C'est le principal point de crispation entre les syndicats dits réformistes et le gouvernement en plein mouvement de contestation contre la réforme des retraites. L'âge pivot, que l'exécutif veut instaurer et fixer à 64 ans pour pouvoir bénéficier d'une pension à taux plein, est encore au centre des discussions vendredi entre les organisations syndicales et le Premier ministre. Alors que Matignon leur a remis un document indiquant que la mesure permettrait d'économiser trois milliards d'euros d'économies dès 2022 et 12 milliards en 2027, Emmanuel Grimaud, président et fondateur de Maximis Retraite, société spécialisée en optimisation de retraite, décrypte les enjeux autour de ce très controversé point de la réforme.
L'âge pivot déjà en place à l'Agirc-Arrco
Avant toutes choses, Emmanuel Grimaud rappelle que l'âge pivot est déjà mis en place, depuis un an, dans le calcul des retraites complémentaires des salariés du privé qui relèvent de l'Agirc-Arrco. "Il est trop tôt pour en faire un constat, il faut attendre juin-juillet pour plus de visibilité et constater l’effet sur le report des dates de départ", estime le président de Maximis Retraite. La retraite Agirc-Arrco concerne la quasi-totalité des salariés de l’industrie, du commerce, des services et de l’agriculture.
Le spécialiste ajoute : "Il y a un décalage naturel de l’âge des départs. Les entreprises vont nécessairement faire travailler les gens plus longtemps. On peut arriver à un âge de départ à 64 ans sans imposer des contraintes. L’âge pivot dans sa version actuelle dès 2022 est quand même très sévère".
Prenons un exemple concret. Une personne part à la retraite l'année prochaine, en 2021, avec 2.000 euros de retraite par mois. Son collègue, avec qui il travaille depuis 35 ans et qui partira cinq ans plus tard, perdra 200 euros de retraite par mois, soit 2.400 euros sur l'année, avec l'âge pivot. "Encore une fois, il faudra travailler plus longtemps avec l'espérance de vie qui s'allonge, mais il faut étaler cette mesure dans le temps", analyse Emmanuel Grimaud. "Je pense que l'on peut attendre deux ou trois ans pour voir comment évolue le système", dit l'expert. "L'imposer dès maintenant à l'échéance 2022-2027 est extrêmement sévère et rapide".
Le régime du secteur privé "grosso modo à l'équilibre"

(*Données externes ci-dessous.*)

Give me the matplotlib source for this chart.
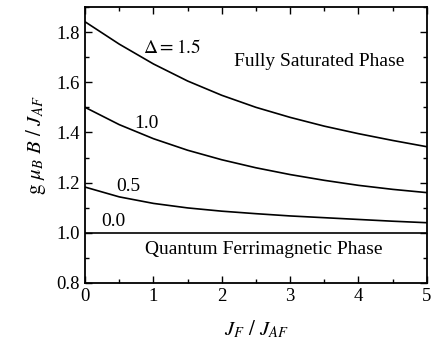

Emmanuel Grimaud répond aussi aux craintes de certains qui estiment qu'avec l'âge pivot, un départ à la retraite à 62 ans par exemple, soit deux ans avant l'âge pivot fixé à 64 ans, entraînerait une baisse des cotisations, c'est-à-dire une pension minorée pour le retraité.
Nouvel exemple du fondateur de Maximis Retraite : "Ce n’est pas pareil entre quelqu’un qui commence à travailler à 17 ans et quelqu’un qui a fait des études longues et commencé à 27 ans et qui aura, effectivement, une pénalité. L’âge pivot est un incitatif. C’est pourquoi les résultats de 2019 vont être intéressants pour voir dans quelle mesure l’âge pivot à l’Agirc-Arrco a eu un impact sur l’âge de départ à la retraite".
Pour rappel, sur les 300 milliards d’euros de retraites versées chaque année, 200 milliards proviennent du régime salarié du secteur privé classique. "Ce régime-là est, grosso modo, à l’équilibre. Il n’y a pas d’urgence ou de catastrophe", rappelle Emmanuel Grimaud. "Côté régimes spéciaux et les autres 100 milliards, il y a environ 7,5 milliards d’euros de déficit", précise-t-il.
Il conclut : "Cette réforme, étant donné les derniers développements, va coûter beaucoup plus cher que prévu, c’est une certitude. On parle de 80 milliards d’euros répartis sur 20 ans, soit 4 milliards d’euros par an. Cela correspond à 1,5% du montant total des sommes versées pour les retraites. C’est beaucoup d’argent mais il n’y a rien de catastrophique et il n'y a pas d'urgence".